----- Given entries -----
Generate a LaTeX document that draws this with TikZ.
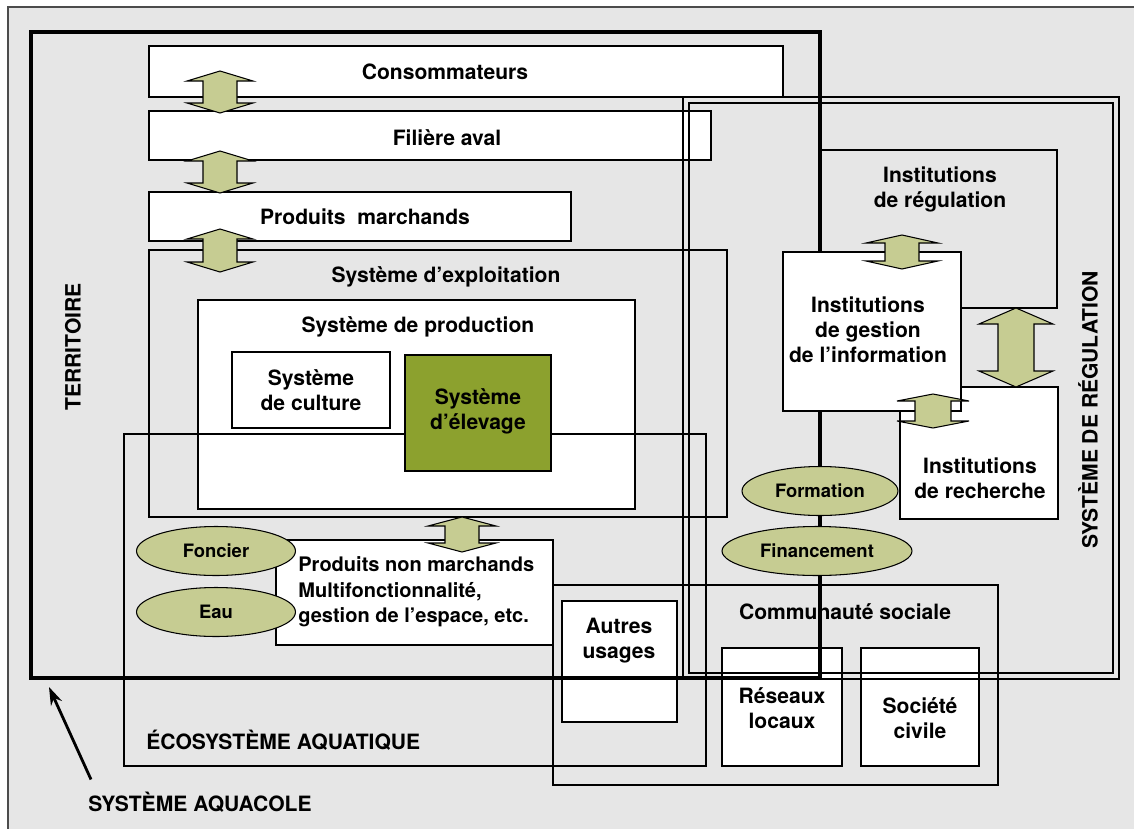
\documentclass[tikz,border=0pt]{standalone}
\usepackage{fontspec}
\setmainfont{TeX Gyre Heros}
\usetikzlibrary{positioning,fit,calc,shapes.geometric,arrows.meta}
\definecolor{fond}{RGB}{230,230,230}
\definecolor{olive}{RGB}{140,161,46}
\definecolor{olivepale}{RGB}{198,204,146}

\tikzset{
  box/.style={draw, line width=0.6pt, fill=white, inner sep=0pt},
  cadre/.style={draw, line width=1.2pt, inner sep=0pt},
  titre/.style={font=\bfseries\fontsize{12}{14.2}\selectfont, align=center, inner sep=0pt},
  oval/.style={draw, line width=0.6pt, ellipse, fill=olivepale, inner sep=0pt,
    minimum height=0.98cm, font=\bfseries\fontsize{10.5}{12}\selectfont},
  bloc/.style={draw, line width=0.6pt, fill=olivepale, line join=miter},
}

\begin{document}
\begin{tikzpicture}[x=0.02cm, y=-0.02cm]
  \useasboundingbox (0,0) rectangle (1134,829);
  \fill[fond] (8,7) rectangle (1150,840);
  \draw[black!70, line width=0.6pt] (8,840) -- (8,7) -- (1150,7);

  % filiere marchande
  \node[box, fit={(149,46) (783,97)}] (conso) {};
  \node[box, fit={(149,111) (711,160)}] (aval) {};
  \node[box, fit={(149,192) (571,241)}] (marchands) {};
  \node[titre] at (445,72) {Consommateurs};
  \node[titre] at (447,138) {Filière aval};
  \node[titre] at (365,217) {Produits\ \ marchands};

  % exploitation et production
  \node[cadre, fit={(149,250) (727,517)}] (exploit) {};
  \node[titre] at (446,277) {Système d’exploitation};
  \node[box, fit={(198,300) (635,509)}] (prod) {};
  \node[titre] at (418,327) {Système de production};
  \node[box, fit={(232,352) (390,428)}] (culture) {};
  \node[titre] at (culture.center) {Système\\de culture};
  \node[cadre, fit={(124,434) (706,766)}] (eco) {};
  \node[box, fill=olive, fit={(405,355) (551,471)}] (elevage) {};
  \node[titre] at (478,411) {Système\\d’élevage};
  \node[titre, anchor=west] at (146,740) {ÉCOSYSTÈME AQUATIQUE};

  % produits non marchands
  \node[box, fit={(276,540) (553,645)}] (nonmarch) {};
  \node[titre, anchor=west, align=left, font=\bfseries\fontsize{11.4}{14.4}\selectfont]
    at (298,592) {Produits non marchands\\Multifonctionnalité,\\gestion de l’espace, etc.};

  % communaute sociale
  \node[cadre, fit={(553,585) (998,785)}] (commu) {};
  \node[titre] at (845,612) {Communauté sociale};
  \node[box, fit={(562,601) (677,722)}] (autres) {};
  \node[titre] at (619,641) {Autres\\usages};
  \node[box, fit={(722,648) (842,766)}] (reseaux) {};
  \node[titre] at (782,708) {Réseaux\\locaux};
  \node[box, fit={(861,648) (979,766)}] (civile) {};
  \node[titre] at (920,718) {Société\\civile};

  % systeme de regulation
  \draw[line width=0.6pt] (683,97) rectangle (1119,679);
  \draw[line width=0.6pt] (689,103) rectangle (1113,673);
  \node[titre, rotate=90] at (1088,410) {SYSTÈME DE RÉGULATION};
  \node[draw, line width=0.6pt, inner sep=0pt, fit={(820,150) (1057,308)}] (instreg) {};
  \node[titre] at (940,189) {Institutions\\de régulation};

  % systeme aquacole (territoire)
  \node[draw, line width=2.4pt, inner sep=0pt, fit={(31,32) (820,678)}] (aquacole) {};
  \node[titre, rotate=90] at (73,347) {TERRITOIRE};
  \node[titre, anchor=west] (lblaq) at (88,802) {SYSTÈME AQUACOLE};
  \coordinate (pointe) at (49,687);
  \draw[line width=1.6pt, -{Stealth[length=0.36cm, width=0.24cm]}]
    ($(lblaq.north west)+(3,-12)$) -- (pointe);

  \node[box, fit={(900,387) (1058,519)}] (recherche) {};
  \node[titre] at (980,478) {Institutions\\de recherche};
  \node[box, fit={(783,252) (961,411)}] (gestion) {};
  \node[titre] at (868,330) {Institutions\\de gestion\\de l’information};

  % moyens
  \node[oval, minimum width=3.12cm] (formation) at (820,491) {Formation};
  \node[oval, minimum width=3.8cm] (financement) at (817,551) {Financement};
  \node[oval, minimum width=3.18cm] (foncier) at (216,551) {Foncier};
  \node[oval, minimum width=3.18cm] (eau) at (216,612) {Eau};

  % echanges
  \foreach \x/\ya/\yb/\s/\h/\l in {220/71/113/17/33/10, 220/151/193/17/33/10,
      220/229/272/17/33/10, 462/517/552/17/34/9, 902/235/269/17/36/8,
      1016/308/387/18/37/16, 933/394/428/18/36/7}
    \draw[bloc] (\x-\s,\ya+\l) -- (\x-\h,\ya+\l) -- (\x,\ya) -- (\x+\h,\ya+\l)
      -- (\x+\s,\ya+\l) -- (\x+\s,\yb-\l) -- (\x+\h,\yb-\l) -- (\x,\yb)
      -- (\x-\h,\yb-\l) -- (\x-\s,\yb-\l) -- cycle;
\end{tikzpicture}
\end{document}
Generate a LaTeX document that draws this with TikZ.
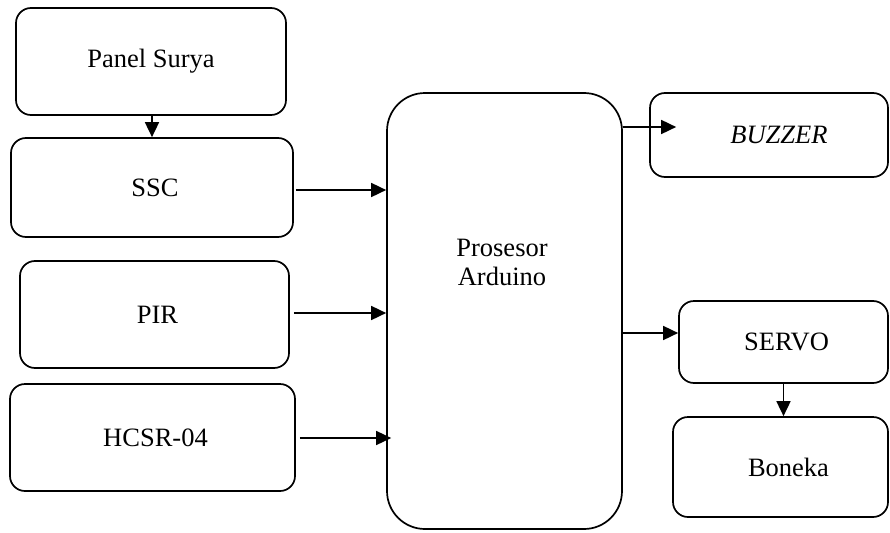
\documentclass[tikz,border=0pt]{standalone}
\usepackage{fontspec}
\setmainfont{Liberation Serif}
\usetikzlibrary{arrows.meta}
\begin{document}
\begin{tikzpicture}[x=1pt,y=-1pt,
  box/.style={draw, line width=1.7pt, rounded corners=15pt, inner sep=0pt, anchor=center,
    font=\fontsize{26.5}{29}\selectfont},
  arr/.style={line width=1.7pt, -{Triangle[length=15pt,width=14pt]}},
  lbl/.style={font=\fontsize{26.5}{29}\selectfont, align=center, inner sep=0pt}]
\useasboundingbox (0,0) rectangle (890,532);
\node[box, minimum width=270pt, minimum height=107pt] (panel) at (151,61.5) {Panel Surya};
\node[box, minimum width=282pt, minimum height=99pt] (ssc) at (152,187.5) {\hspace{6pt}SSC};
\node[box, minimum width=269pt, minimum height=107pt] (pir) at (154.5,314.5) {\hspace{6pt}PIR};
\node[box, minimum width=285pt, minimum height=107pt] (hcsr) at (152.5,437.5) {\hspace{6pt}HCSR-04};
\node[box, rounded corners=38pt, minimum width=235pt, minimum height=436pt] (ard) at (504.5,311) {};
\node[lbl] (ardtxt) at (502,262) {Prosesor\\Arduino};
\node[box, minimum width=238pt, minimum height=84pt] (buzz) at (769,135) {\hspace{20pt}\itshape BUZZER};
\node[box, minimum width=209pt, minimum height=82pt] (servo) at (783.5,342) {\hspace{6pt}SERVO};
\node[box, minimum width=215pt, minimum height=100pt] (boneka) at (780.5,467) {\hspace{16pt}Boneka};
\draw[arr] ([xshift=1pt]panel.south) -- ([xshift=1pt]ssc.north -| panel.south);
\draw[arr] ([shift={(2pt,-2.5pt)}]ssc.east) -- ([yshift=-2.5pt]ard.west |- ssc.east);
\draw[arr] ([shift={(4pt,1.5pt)}]pir.east) -- ([yshift=1.5pt]ard.west |- pir.east);
\draw[arr] ([shift={(4pt,-0.5pt)}]hcsr.east) -- ([shift={(5pt,-0.5pt)}]ard.west |- hcsr.east);
\draw[arr] ([yshift=8pt]ard.east |- buzz.west) -- ([shift={(27pt,8pt)}]buzz.west);
\draw[arr] ([yshift=9pt]ard.east |- servo.west) -- ([yshift=9pt]servo.west);
\draw[arr] (servo.south) -- (boneka.north -| servo.south);
\end{tikzpicture}
\end{document}
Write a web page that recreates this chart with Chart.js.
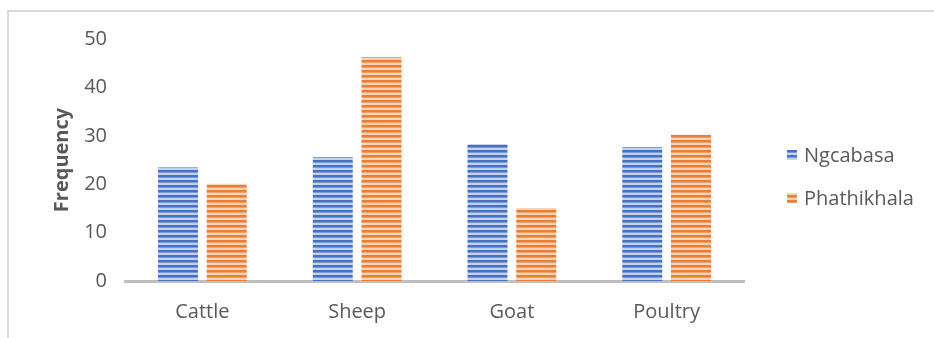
<!DOCTYPE html>
<html>
<head>
<meta charset="utf-8">
<script src="https://cdn.jsdelivr.net/npm/chart.js@4.4.0/dist/chart.umd.min.js"></script>
<style>
  html, body { margin: 0; padding: 0; background: #fff; }
  #wrap { position: relative; width: 934px; height: 338px; overflow: hidden; }
  #frame { position: absolute; left: 7px; top: 10px; width: 1000px; height: 400px;
           border-top: 2px solid #d9d9d9; border-left: 2px solid #d9d9d9; }
  #chart { position: absolute; left: 0; top: 0; }
</style>
</head>
<body>
<div id="wrap">
  <div id="frame"></div>
  <canvas id="chart" width="934" height="338"></canvas>
</div>
<script>
var categories = ['Cattle', 'Sheep', 'Goat', 'Poultry'];
var ngcabasa = [23.5, 25.6, 28.3, 27.7];
var phathikhala = [20.1, 46.3, 15.1, 30.2];
var seriesNames = ['Ngcabasa', 'Phathikhala'];

var textColor = '#595959';
var fontFamily = "'Open Sans', 'Liberation Sans', sans-serif";

// horizontal stripe fill, like the narrow-horizontal pattern fill
function stripes(dark, mid, light) {
  var c = document.createElement('canvas');
  c.width = 4; c.height = 5;
  var g = c.getContext('2d');
  g.fillStyle = dark; g.fillRect(0, 0, 4, 2);
  g.fillStyle = mid; g.fillRect(0, 2, 4, 1);
  g.fillStyle = light; g.fillRect(0, 3, 4, 2);
  return g.createPattern(c, 'repeat');
}

var ctx = document.getElementById('chart').getContext('2d');
var bluePattern = stripes('#4472c4', '#7b9ad6', '#c3d1ee');
var orangePattern = stripes('#ed7d31', '#f2a06a', '#f9d3b8');

// legend drawn on the right side, square key + label
var sideLegend = {
  id: 'sideLegend',
  afterDraw: function (chart) {
    var c = chart.ctx;
    var rows = [155, 198];
    c.save();
    c.font = '20px ' + fontFamily;
    c.textBaseline = 'middle';
    chart.data.datasets.forEach(function (ds, i) {
      c.fillStyle = ds.backgroundColor;
      c.fillRect(787, rows[i] - 5, 10, 10);
      c.fillStyle = textColor;
      c.fillText(ds.label, 804, rows[i] + 1);
    });
    c.restore();
  }
};

new Chart(ctx, {
  type: 'bar',
  data: {
    labels: categories,
    datasets: [
      { label: seriesNames[0], data: ngcabasa, backgroundColor: bluePattern },
      { label: seriesNames[1], data: phathikhala, backgroundColor: orangePattern }
    ]
  },
  options: {
    responsive: false,
    animation: false,
    datasets: { bar: { categoryPercentage: 0.63, barPercentage: 0.82 } },
    layout: { padding: { left: 0, right: 190, top: 39, bottom: 0 } },
    plugins: { legend: { display: false }, tooltip: { enabled: false } },
    scales: {
      x: {
        grid: { display: false, drawTicks: false },
        border: { display: true, color: '#bfbfbf', width: 3 },
        ticks: { color: textColor, font: { size: 20, family: fontFamily }, padding: 19 },
        afterFit: function (s) { s.height = 57; }
      },
      y: {
        min: 0, max: 50,
        grid: { display: false, drawTicks: false },
        border: { display: false },
        ticks: { stepSize: 10, color: textColor, font: { size: 20, family: fontFamily }, padding: 18 },
        title: {
          display: true, text: 'Frequency', color: textColor,
          font: { size: 20, weight: 'bold', family: fontFamily },
          padding: { top: 50, bottom: 0 }
        },
        afterFit: function (s) { s.width = 125; }
      }
    }
  },
  plugins: [sideLegend]
});
</script>
</body>
</html>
-----
§ **The exercise**
Give only the lines from the one with "Write a web" to the one with "var seriesNames = ['Ngcabasa', 'Phathikhala'];", both included, again and exactly; leave the images out.

§ **Reply to the exercise**
Write a web page that recreates this chart with Chart.js.
<!DOCTYPE html>
<html>
<head>
<meta charset="utf-8">
<script src="https://cdn.jsdelivr.net/npm/chart.js@4.4.0/dist/chart.umd.min.js"></script>
<style>
  html, body { margin: 0; padding: 0; background: #fff; }
  #wrap { position: relative; width: 934px; height: 338px; overflow: hidden; }
  #frame { position: absolute; left: 7px; top: 10px; width: 1000px; height: 400px;
           border-top: 2px solid #d9d9d9; border-left: 2px solid #d9d9d9; }
  #chart { position: absolute; left: 0; top: 0; }
</style>
</head>
<body>
<div id="wrap">
  <div id="frame"></div>
  <canvas id="chart" width="934" height="338"></canvas>
</div>
<script>
var categories = ['Cattle', 'Sheep', 'Goat', 'Poultry'];
var ngcabasa = [23.5, 25.6, 28.3, 27.7];
var phathikhala = [20.1, 46.3, 15.1, 30.2];
var seriesNames = ['Ngcabasa', 'Phathikhala'];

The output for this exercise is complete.